### [OBJECTIVE]
Skip the pictures. Set down, word for word, the lines from the start of the material up to and including the line with "const W = 956, H = 590".

──────────────────────────────

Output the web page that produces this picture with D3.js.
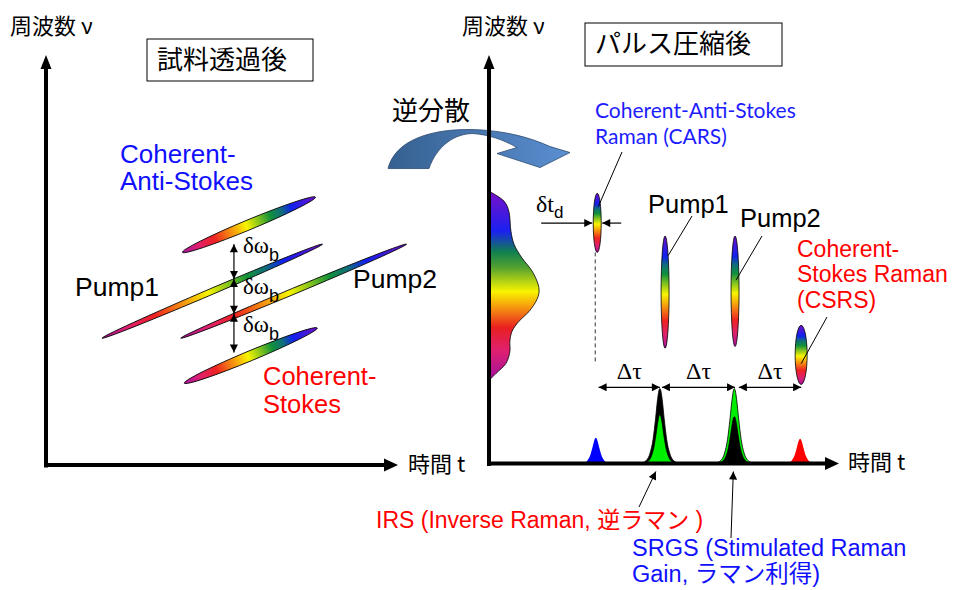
<!DOCTYPE html>
<html>
<head>
<meta charset="utf-8">
<script src="https://cdn.jsdelivr.net/npm/d3@7"></script>
<style>
body { margin: 0; background: #fff; }
text { font-family: "Liberation Sans", Arial, "Noto Sans CJK JP", sans-serif; }
.jp { font-family: "Noto Sans CJK JP", sans-serif; }
.serif { font-family: "Liberation Serif", "DejaVu Serif", serif; }
.cal { font-family: Lato, "Noto Sans", sans-serif; }
</style>
</head>
<body>
<div id="chart"></div>
<script>
const W = 956, H = 590

// ---- data (time / frequency in arbitrary units 0-100) ----
// left panel : pulses after the sample (chirped)
const leftPulseNames = ["Coherent-Anti-Stokes", "Pump1", "Pump2", "Coherent-Stokes"]
const leftPulseT = [[39, 77], [16, 79], [38.5, 103], [39.5, 77.5]]
const leftPulseNu = [[52, 65.5], [31, 54], [31, 54], [20, 33.5]]
const deltaOmegaT = 53.7
const deltaOmegaNu = [54, 45.5, 37, 27.5]

// right panel : spectrum of the pulse
const spectrumNu = [66.8, 64.4, 61.9, 57.0, 53.8, 50.4, 47.2, 44.0, 42.3, 40.3, 37.3, 34.9, 32.4, 30.0, 27.5, 24.6, 22.1, 20.4]
const spectrumAmp = [0, 4.3, 5.7, 6.3, 7.2, 9.5, 12.4, 14.1, 14.4, 13.8, 11.5, 8.6, 6.6, 6.0, 6.0, 4.9, 2.0, 0]

// right panel : compressed pulses
const compNames = ["CARS", "Pump1", "Pump2", "CSRS"]
const compT = [31.1, 50.6, 70.7, 89.7]
const compNu = [[51.8, 66.3], [28.3, 55.8], [28.7, 55.8], [19.4, 33.9]]

// right panel : intensity peaks on the time axis
const peakT = [30.7, 49.1, 49.1, 70.5, 70.5, 89.4]
const peakHeight = [6.3, 18.4, 12.0, 18.4, 11.5, 6.1]
const peakHalfWidth = [4.6, 5.6, 5.0, 5.6, 5.0, 4.6]
const peakShapeX = [-1, -0.7, -0.5, -0.35, -0.22, -0.12, -0.05, 0, 0.05, 0.12, 0.22, 0.35, 0.5, 0.7, 1]
const peakShapeY = [0, 0.04, 0.14, 0.32, 0.6, 0.85, 0.97, 1, 0.97, 0.85, 0.6, 0.32, 0.14, 0.04, 0]
const delayT = [[31.5, 49.1], [49.7, 70.7], [71.8, 89.7]]
const delayNu = 18.7

// styles
const leftThick = [10, 6, 6, 10]
const compThick = [8, 8, 8, 12]
const peakColor = ["#0000ff", "#000000", "#00ee00", "#00ee00", "#000000", "#ff0000"]
const rainbow = [
	[0, "#a8129e"], [0.12, "#e0206e"], [0.24, "#ee2222"], [0.36, "#f58c10"], [0.48, "#f8f400"],
	[0.58, "#7cc020"], [0.66, "#10903a"], [0.74, "#106e7a"], [0.82, "#1020f0"], [1, "#7010c8"]
]
const specStops = [
	[0, "#7a10c8"], [0.21, "#1a20f0"], [0.32, "#108050"], [0.4, "#50a030"], [0.53, "#f8f400"],
	[0.62, "#f59010"], [0.72, "#e82020"], [0.84, "#e0206e"], [1, "#a010a0"]
]

const svg = d3.select("#chart").append("svg")
	.attr("width", W)
	.attr("height", H)
const defs = svg.append("defs")

// gradients
function gradient(id, stops, vertical) {
	const gr = defs.append("linearGradient").attr("id", id)
		.attr("x1", 0).attr("y1", 0)
		.attr("x2", vertical ? 0 : 1).attr("y2", vertical ? 1 : 0)
	stops.forEach(s => gr.append("stop").attr("offset", s[0]).attr("stop-color", s[1]))
	return gr
}
gradient("gH", rainbow, false)
gradient("gV", rainbow.slice().reverse().map(s => [1 - s[0], s[1]]), true)
gradient("gS", specStops, true)
const ga = defs.append("linearGradient").attr("id", "gA").attr("x1", 0).attr("x2", 1)
ga.append("stop").attr("offset", 0).attr("stop-color", "#35608f")
ga.append("stop").attr("offset", 1).attr("stop-color", "#5b8fd2")

// arrow head marker for thin arrows
defs.append("marker").attr("id", "head")
	.attr("viewBox", "0 0 10 10").attr("refX", 10).attr("refY", 5)
	.attr("markerUnits", "userSpaceOnUse")
	.attr("markerWidth", 9).attr("markerHeight", 8)
	.attr("orient", "auto-start-reverse")
	.append("path").attr("d", "M0,0 L10,5 L0,10 Z").attr("fill", "#000")

// scales
const xL = d3.scaleLinear().domain([0, 100]).range([46, 396])
const yL = d3.scaleLinear().domain([0, 100]).range([465, 56])
const xR = d3.scaleLinear().domain([0, 100]).range([489, 837])
const yR = d3.scaleLinear().domain([0, 100]).range([463.5, 56])

// ---------------- curved arrow (逆分散) ----------------
const ax = xR(0), ay = yR(82.2)
svg.append("path")
	.attr("transform", `translate(${ax}, ${ay})`)
	.attr("d", "M-101,40 C-94,12 -59,0 -16,1 C16,2 41,9 61,18 L81,24 L51,39 L8,25 L28,19 C14,11 -1,6 -16,5 C-34,5 -52,17 -60,40 Z")
	.attr("fill", "url(#gA)")
	.attr("stroke", "#2c4a70")
	.attr("stroke-width", 0.8)

// ---------------- axes ----------------
function drawAxes(x, y, tipX, tipY) {
	const ys = d3.scaleLinear().domain([0, 1]).range([y.range()[0] + 2, tipY + 12])
	const xs = d3.scaleLinear().domain([0, 1]).range([x.range()[0] - 2, tipX - 11])
	const g = svg.append("g")
	g.append("g").attr("transform", `translate(${x.range()[0] - 0.5}, 0)`)
		.call(d3.axisLeft(ys).ticks(0).tickSizeOuter(0))
		.select(".domain").attr("stroke-width", 4)
	g.append("g").attr("transform", `translate(0, ${y.range()[0] - 0.5})`)
		.call(d3.axisBottom(xs).ticks(0).tickSizeOuter(0))
		.select(".domain").attr("stroke-width", 4)
	const x0 = x.range()[0], y0 = y.range()[0]
	g.append("path").attr("d", `M${x0 - 5.5},${tipY + 14} L${x0},${tipY} L${x0 + 5.5},${tipY + 14} Z`)
	g.append("path").attr("d", `M${tipX - 14},${y0 - 6.5} L${tipX},${y0} L${tipX - 14},${y0 + 6.5} Z`)
}

// ---------------- left panel ----------------
const gl = svg.append("g")
leftPulseNames.forEach((name, i) => {
	const x1 = xL(leftPulseT[i][0]), x2 = xL(leftPulseT[i][1])
	const y1 = yL(leftPulseNu[i][0]), y2 = yL(leftPulseNu[i][1])
	const len = Math.hypot(x2 - x1, y2 - y1)
	const ang = Math.atan2(y2 - y1, x2 - x1) * 180 / Math.PI
	gl.append("ellipse")
		.attr("transform", `translate(${(x1 + x2) / 2}, ${(y1 + y2) / 2}) rotate(${ang})`)
		.attr("rx", len / 2).attr("ry", leftThick[i] / 2)
		.attr("fill", "url(#gH)")
		.attr("stroke", "#000").attr("stroke-width", 0.8)
})
d3.pairs(deltaOmegaNu).forEach((p, i) => {
	gl.append("line")
		.attr("x1", xL(deltaOmegaT)).attr("x2", xL(deltaOmegaT))
		.attr("y1", yL(p[0])).attr("y2", yL(p[1]))
		.attr("stroke", "#000").attr("stroke-width", 1.2)
		.attr("marker-start", "url(#head)").attr("marker-end", "url(#head)")
	const t = gl.append("text").attr("class", "serif")
		.attr("x", xL(deltaOmegaT) + 9).attr("y", [253, 294, 332][i])
		.attr("font-size", 23)
	t.append("tspan").text("δω")
	t.append("tspan").attr("dy", 8).attr("font-size", 18)
		.attr("font-family", "Liberation Sans").text("b")
})

// ---------------- right panel ----------------
const gr = svg.append("g")
const spec = spectrumNu.map((nu, i) => ({ nu, a: spectrumAmp[i] }))
gr.append("path")
	.attr("d", d3.area().y(d => yR(d.nu)).x0(xR(0)).x1(d => xR(d.a)).curve(d3.curveCatmullRom)(spec))
	.attr("fill", "url(#gS)")
	.attr("stroke", "#000").attr("stroke-width", 0.8)

// dashed guide under CARS pulse
gr.append("line")
	.attr("x1", xR(compT[0]) - 2).attr("x2", xR(compT[0]) - 2)
	.attr("y1", yR(compNu[0][0])).attr("y2", yR(25))
	.attr("stroke", "#333").attr("stroke-width", 1).attr("stroke-dasharray", "4,3")

// peaks
peakT.forEach((t, i) => {
	const pts = peakShapeX.map((s, j) => ({ t: t + s * peakHalfWidth[i], v: peakShapeY[j] * peakHeight[i] }))
	gr.append("path")
		.attr("d", d3.area().x(d => xR(d.t)).y0(yR(0)).y1(d => yR(d.v)).curve(d3.curveMonotoneX)(pts))
		.attr("fill", peakColor[i])
		.attr("stroke", i === 0 || i === 5 ? "none" : "#000")
		.attr("stroke-width", 0.8)
})

// compressed pulses
compNames.forEach((name, i) => {
	const y1 = yR(compNu[i][0]), y2 = yR(compNu[i][1])
	gr.append("ellipse")
		.attr("cx", xR(compT[i])).attr("cy", (y1 + y2) / 2)
		.attr("rx", compThick[i] / 2).attr("ry", Math.abs(y1 - y2) / 2)
		.attr("fill", "url(#gV)")
		.attr("stroke", "#000").attr("stroke-width", 0.8)
})

// delay arrows Δτ
delayT.forEach((d, i) => {
	gr.append("line")
		.attr("x1", xR(d[0])).attr("x2", xR(d[1]))
		.attr("y1", yR(delayNu)).attr("y2", yR(delayNu))
		.attr("stroke", "#000").attr("stroke-width", 1.2)
		.attr("marker-start", "url(#head)").attr("marker-end", "url(#head)")
	gr.append("text").attr("class", "serif")
		.attr("x", xR((d[0] + d[1]) / 2)).attr("y", yR(delayNu) - 8)
		.attr("text-anchor", "middle").attr("font-size", 24)
		.text("Δτ")
})

// δt_d arrows
const cy0 = yR(59)
gr.append("line").attr("x1", xR(compT[0]) - 56).attr("x2", xR(compT[0]) - 5)
	.attr("y1", cy0).attr("y2", cy0).attr("stroke", "#000").attr("stroke-width", 1.2)
	.attr("marker-end", "url(#head)")
gr.append("line").attr("x1", xR(compT[0]) + 24).attr("x2", xR(compT[0]) + 5)
	.attr("y1", cy0).attr("y2", cy0).attr("stroke", "#000").attr("stroke-width", 1.2)
	.attr("marker-end", "url(#head)")
const dt = gr.append("text").attr("class", "serif").attr("x", 536).attr("y", 212).attr("font-size", 24)
dt.append("tspan").text("δt")
dt.append("tspan").attr("dy", 6).attr("font-size", 17).attr("font-family", "Liberation Sans").text("d")

// leader lines
const leaders = [
	[xR(compT[0]) + 1, yR(63), 622, 152],
	[xR(compT[1]) + 3, yR(51), 692, 216],
	[xR(compT[2]) + 1, yR(45), 762, 236],
	[xR(compT[3]), yR(24.5), 827, 317]
]
leaders.forEach(l => gr.append("line")
	.attr("x1", l[0]).attr("y1", l[1]).attr("x2", l[2]).attr("y2", l[3])
	.attr("stroke", "#000").attr("stroke-width", 1))
gr.append("line").attr("x1", 639).attr("y1", 507).attr("x2", xR(peakT[1]) - 4).attr("y2", yR(0) + 8)
	.attr("stroke", "#000").attr("stroke-width", 1).attr("marker-end", "url(#head)")
gr.append("line").attr("x1", 731).attr("y1", 538).attr("x2", xR(peakT[3]) - 1).attr("y2", yR(0) + 8)
	.attr("stroke", "#000").attr("stroke-width", 1).attr("marker-end", "url(#head)")

drawAxes(xL, yL, 398, 55)
drawAxes(xR, yR, 839, 55)

// ---------------- text ----------------
function label(x, y, s, size, color, cls) {
	return svg.append("text").attr("class", cls || null)
		.attr("x", x).attr("y", y).attr("font-size", size)
		.attr("fill", color || "#000").text(s)
}
label(10, 34, "周波数 ν", 22, "#000", "jp")
label(462, 34, "周波数 ν", 22, "#000", "jp")
label(408, 472, "時間 t", 22, "#000", "jp")
label(848, 470, "時間 t", 22, "#000", "jp")

svg.append("rect").attr("x", 147).attr("y", 39).attr("width", 166).attr("height", 42)
	.attr("fill", "none").attr("stroke", "#000").attr("stroke-width", 1)
label(157, 69, "試料透過後", 26, "#000", "jp")
svg.append("rect").attr("x", 585).attr("y", 23).attr("width", 197).attr("height", 43)
	.attr("fill", "none").attr("stroke", "#000").attr("stroke-width", 1)
label(595, 53, "パルス圧縮後", 26, "#000", "jp")
label(392, 120, "逆分散", 26, "#000", "jp")

label(120, 163, "Coherent-", 26, "#1010ff")
label(120, 190, "Anti-Stokes", 26, "#1010ff")
label(75, 296, "Pump1", 26.5)
label(353, 288, "Pump2", 26.5)
label(263, 385, "Coherent-", 25.5, "#ff0000")
label(263, 413, "Stokes", 25.5, "#ff0000")

label(595, 118, "Coherent-Anti-Stokes", 21, "#1c1cff", "cal")
label(595, 144, "Raman (CARS)", 21, "#1c1cff", "cal")
label(648, 213, "Pump1", 25.5)
label(740, 227, "Pump2", 25.5)
label(797, 257, "Coherent-", 23, "#ff0000")
label(797, 282, "Stokes Raman", 23, "#ff0000")
label(797, 308, "(CSRS)", 23, "#ff0000")

label(376, 528, "IRS (Inverse Raman,  逆ラマン  )", 23, "#ff0000")
label(632, 556, "SRGS (Stimulated Raman", 23.5, "#1010ff")
label(632, 582, "Gain, ラマン利得)", 23.5, "#1010ff")
</script>
</body>
</html>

──────────────────────────────

### [RESPONSE]
Output the web page that produces this picture with D3.js.
<!DOCTYPE html>
<html>
<head>
<meta charset="utf-8">
<script src="https://cdn.jsdelivr.net/npm/d3@7"></script>
<style>
body { margin: 0; background: #fff; }
text { font-family: "Liberation Sans", Arial, "Noto Sans CJK JP", sans-serif; }
.jp { font-family: "Noto Sans CJK JP", sans-serif; }
.serif { font-family: "Liberation Serif", "DejaVu Serif", serif; }
.cal { font-family: Lato, "Noto Sans", sans-serif; }
</style>
</head>
<body>
<div id="chart"></div>
<script>
const W = 956, H = 590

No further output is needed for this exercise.